Tuesday, March 30, 2010
Fermentation is an exciting, magical process in which naturally occurring microorganisms are allowed to colonize and alter food - for the better. It is the way many of our ancestors preserved food, in some cases making it more digestible, and (perhaps most important of all) created the delicious heady flavours fermented foods are known for. Fermentation is the process that turns grape juice into wine, cabbage into sauerkraut or kim chi, and milk into yoghurt and cheese. Black tea, coffee and even chocolate are all fermented foods!
Fermentation at home is a dying skill, though. Modern society's fear of germs and obsession with hygiene means that it is seen as risky and somewhat radical. In reality, the over-use of antibacterial wipes and soaps is only contributing to the growth of antibiotic-resistant strains of bacteria, and the hyper-cleanliness of our modern world has arguably contributed to the alarming rise in childhood allergies in the last decade. We are losing touch with the vibrant fermentation traditions of our native cultures, as well as missing out on food that is truly alive, literally fizzing with vitamins, enzymes and beneficial bacteria.
Fermentation is not hard! You don't need a mask, gown, or even a thermometer for most basic projects. People have not been fermenting food for thousands of years because it is difficult, or fraught with danger. I have been making my own yoghurt for ages now, successfully keeping alive the same culture for months at a time. I enjoy the gentle rhythm fermentation winds through my days. The flavour and texture is superb, and it is full of natural probiotics. In addition, fermentation of milk can apparently make it tolerable for those with lactose intolerance. Best of all - I can now make a litre of yoghurt for around $1, rather than buying it for $5!
You will need:
A 1 L glass jar
1 Tb of ready-made yoghurt ("Try Me" brand, from Bharat Traders amongst other places, has given me best results. Jalna was a flop.)
Around 800 mL milk (up to 1 L if not using powdered milk)
1/2 cup powdered milk (optional)
Place milk into a saucepan and whisk in powdered milk, if using. (I used to never do this, but have become less purist, as it does give a thicker, creamier yoghurt. All commercial yoghurts add it, as "milk solids".)
Heat the milk to just before boiling. Stir milk while heating to avoid sticking to the bottom. (Alternately, forget like I usually do and just clean out the pan later.)

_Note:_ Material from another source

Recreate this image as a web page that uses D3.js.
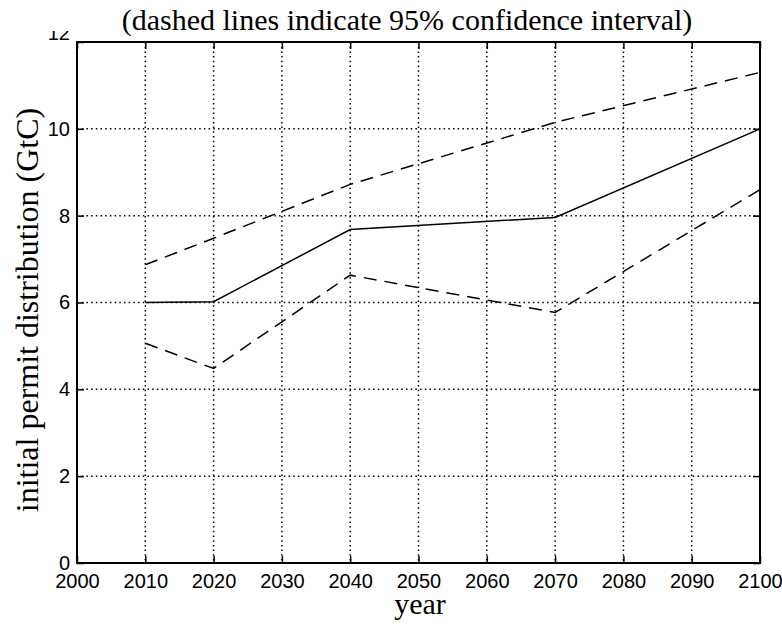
<!DOCTYPE html>
<html>
<head>
<meta charset="utf-8">
<script src="https://cdn.jsdelivr.net/npm/d3@7"></script>
<style>
  html, body { margin: 0; padding: 0; background: #fff; }
  svg { display: block; }
</style>
</head>
<body>
<svg id="chart" width="782" height="624"></svg>
<script>
// Initial permit distribution over time, with 95% confidence bounds
const years = [2010, 2020, 2040, 2070, 2100];
const meanValues = [6.0, 6.02, 7.68, 7.96, 10.0];
const upperValues = [6.87, 7.48, 8.72, 10.15, 11.3];
const lowerValues = [5.06, 4.48, 6.63, 5.77, 8.6];
const xTicks = [2000, 2010, 2020, 2030, 2040, 2050, 2060, 2070, 2080, 2090, 2100];
const yTicks = [0, 2, 4, 6, 8, 10, 12];

const svg = d3.select("#chart");
const plotLeft = 77, plotRight = 760, plotTop = 42, plotBottom = 563;

const x = d3.scaleLinear().domain([2000, 2100]).range([plotLeft, plotRight]);
const y = d3.scaleLinear().domain([0, 12]).range([plotBottom, plotTop]);

const serif = "'Liberation Serif', 'Times New Roman', serif";
const sans = "'Liberation Sans', Arial, sans-serif";

// dotted grid
const grid = svg.append("g");
grid.selectAll("line.gx")
  .data(xTicks.filter(t => t > 2000 && t < 2100))
  .join("line")
  .attr("x1", d => x(d)).attr("x2", d => x(d))
  .attr("y1", plotTop).attr("y2", plotBottom)
  .attr("stroke", "#000").attr("stroke-width", 1.5)
  .attr("stroke-dasharray", "1.5,3.2");
grid.selectAll("line.gy")
  .data(yTicks.filter(t => t > 0 && t < 12))
  .join("line")
  .attr("x1", plotLeft).attr("x2", plotRight)
  .attr("y1", d => y(d)).attr("y2", d => y(d))
  .attr("stroke", "#000").attr("stroke-width", 1.5)
  .attr("stroke-dasharray", "1.5,3.2");

// series lines
const line = d3.line().x(d => x(d[0])).y(d => y(d[1]));
const series = [
  { values: meanValues, dash: null },
  { values: upperValues, dash: "13,8" },
  { values: lowerValues, dash: "13,8" }
];
svg.append("g").selectAll("path")
  .data(series)
  .join("path")
  .attr("d", s => line(years.map((yr, i) => [yr, s.values[i]])))
  .attr("fill", "none")
  .attr("stroke", "#000")
  .attr("stroke-width", 1.5)
  .attr("stroke-dasharray", s => s.dash);

// axes with inward ticks on all four sides
const tick = 7;
const gx = svg.append("g").attr("transform", `translate(0,${plotBottom})`)
  .call(d3.axisBottom(x).tickValues(xTicks).tickFormat(d3.format("d")).tickSize(-tick).tickPadding(11));
const gy = svg.append("g").attr("transform", `translate(${plotLeft},0)`)
  .call(d3.axisLeft(y).tickValues(yTicks).tickFormat(d3.format("d")).tickSize(-tick).tickPadding(7));
const gxt = svg.append("g").attr("transform", `translate(0,${plotTop})`)
  .call(d3.axisTop(x).tickValues(xTicks).tickFormat("").tickSize(-tick));
const gyr = svg.append("g").attr("transform", `translate(${plotRight},0)`)
  .call(d3.axisRight(y).tickValues(yTicks).tickFormat("").tickSize(-tick));

[gx, gy, gxt, gyr].forEach(g => {
  g.select(".domain").remove();
  g.selectAll(".tick line").attr("stroke", "#000").attr("stroke-width", 1.5);
  g.selectAll("text").attr("fill", "#000")
    .style("font-family", sans).style("font-size", "20px");
});

// the top y label sits higher, tucked under the title band
gy.selectAll(".tick text").filter(d => d === 12).attr("dy", "-0.15em");

// frame
svg.append("rect")
  .attr("x", plotLeft).attr("y", plotTop)
  .attr("width", plotRight - plotLeft).attr("height", plotBottom - plotTop)
  .attr("fill", "none").attr("stroke", "#000").attr("stroke-width", 2);

// title band
svg.append("rect").attr("x", 0).attr("y", 0).attr("width", 782).attr("height", 31).attr("fill", "#fff");
svg.append("text")
  .attr("x", 407).attr("y", 30)
  .attr("text-anchor", "middle")
  .style("font-family", serif).style("font-size", "30px")
  .text("(dashed lines indicate 95% confidence interval)");

// axis titles
svg.append("text")
  .attr("x", 420).attr("y", 614)
  .attr("text-anchor", "middle")
  .style("font-family", serif).style("font-size", "30px")
  .text("year");
svg.append("text")
  .attr("transform", "translate(38,310) rotate(-90)")
  .attr("text-anchor", "middle")
  .style("font-family", serif).style("font-size", "32px")
  .text("initial permit distribution (GtC)");
</script>
</body>
</html>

Set the milk in a sink full of cold water until it reaches the point where you can hold a (clean) finger in it for 10 seconds without beads of sweat popping on your forehead. In other words, it should be pleasantly hot - above body-temperature, like a lovely warm-to-hot bath. If you forget about it and come back to stone-cold milk (as I inevitably do) - just reheat until you reach the pleasantly hot point described above.
Pour a little boiling water into the jar to preheat it. It doesn't need to be sterilised (just clean).
Whisk starter yoghurt into the milk. Resist the temptation to add extra - yes, 1 Tb really is enough! Too much and the culture gets "crowded" and doesn't set properly. In the olden days, the yoghurt remaining on the sides of the empty ceramic crock would be enough to culture the new batch. Pour milk/yoghurt mixture into the jar through a sieve.
Cap the jar, wrap in a towel and place in an esky or similar. My esky isn't even insulated and it still works. Leave overnight. Longer is fine if you forget (yep, that's me again - fermentation is so forgiving!) The longer you leave it, the sourer it gets. It will firm up more when you put it in the fridge.
How easy (and delicious) is that!? You can also make this with organic milk, or even with skim milk plus skim powdered milk for low-fat yoghurt.
We are really passionate about fermentation, for its health benefits, its connection to human history, as well as its guerrilla nature, that we're somehow flipping the bird to so much of what we don't like about modern Western society - its plastic-fantastic, hyper-clean, standardized homogeneity. It's a great way to take control of more of your own food, bypassing mass production. If you're interested, I urge you to read Sandor Ellix Katz's incredible tome, Wild Fermentation. As time goes by, I hope to share more interesting projects with you, such as sourdough bread, sauerkraut and home-made ginger beer. Happy fermenting!